Metis Final Project

13 Apr 2019

For my final project at Metis, I worked on a dataset for detecting network intrusions.

By the end of the bootcamp, I was starting to get good at designing a presentation PowerPoint… or at least at letting the auto-design feature of PowerPoint design a presentation for me. My intruder looks too well-dressed, though. Maybe he’s an FBI agent trying to catch the hacker?

One of the key things the bootcamp emphasized was not to bog down a general audience with too many technical details, so I didn’t get into TCP packet types and fields. I motivated the talk with some examples of recent network breaches. There were/are too many stories to choose from.

And explained generally what network logs were and where my data came from.

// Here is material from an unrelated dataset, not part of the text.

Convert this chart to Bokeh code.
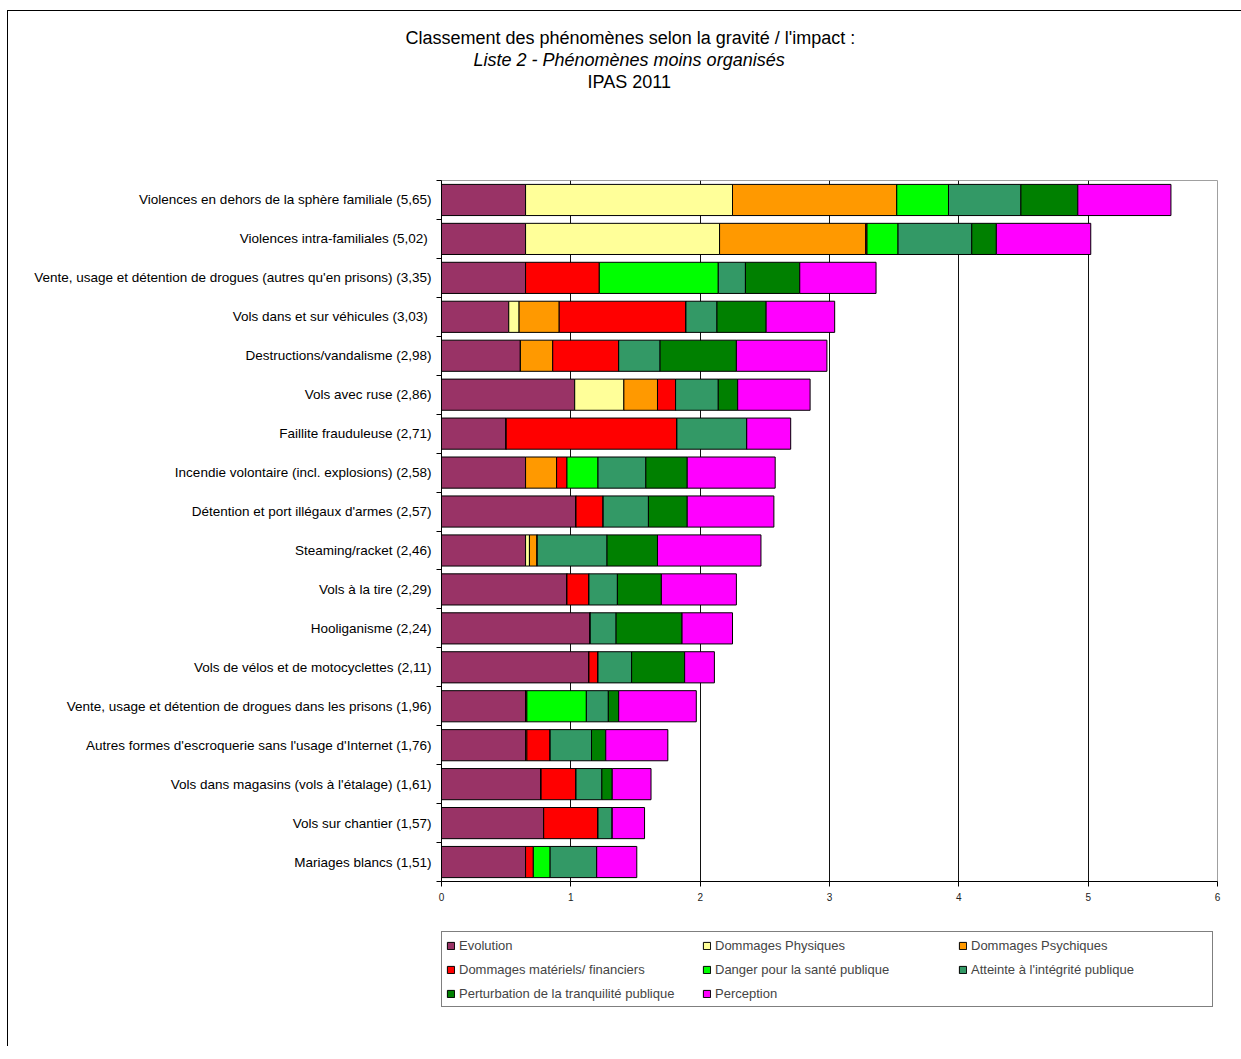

This was a challenging graphic to make with my newly minted matplotlib skills! The dataset was twice-imbalanced. The normal data versus attack data was imbalanced, and then within the attack data, the types of attacks were also imbalanced.

To deal with the imbalances, I used two classifiers: one that separated attack from non-attack, then a second classifier took the attack output and applied a label.

Every classification report needs a ROC curve

The advisors recommended not doing the confusion matrix because it is overwhelming with so many labels, but I didn’t really find a better way to summarize my results graphically. So, I broke the matrix down over a few slides.

I was able to classify 99% of the normal traffic as normal traffic.

But I marked 1% of normal traffic as an attack. This sounds good percentage wise, but if you think about the number of packets flying across the internet every day, this would be a lot of false alarms!

The attacks were mostly labeled as some kind of attack, but only 87% of the attacks got the correct label.

Cluster maps are cool! But, again for a general audience, I needed to explain them more conceptually, so I did it over several slides…

Each feature was colored by skew. Some features had strong positive or negative skew only for certain labels. That made it easier for a machine learning algorithm to classify them correctly.

But there are also labels where the colors are all “blah.” If there are only subtle differences in the distributions of the feature values between one row and another, it’s going to be harder for a program to get the labels correct.

The last slide I briefly mentioned over-fitting. It is likely my model over-fitted on just on these last labels, because the dataset had only a few training examples for these last categories and only a few features are distinctive.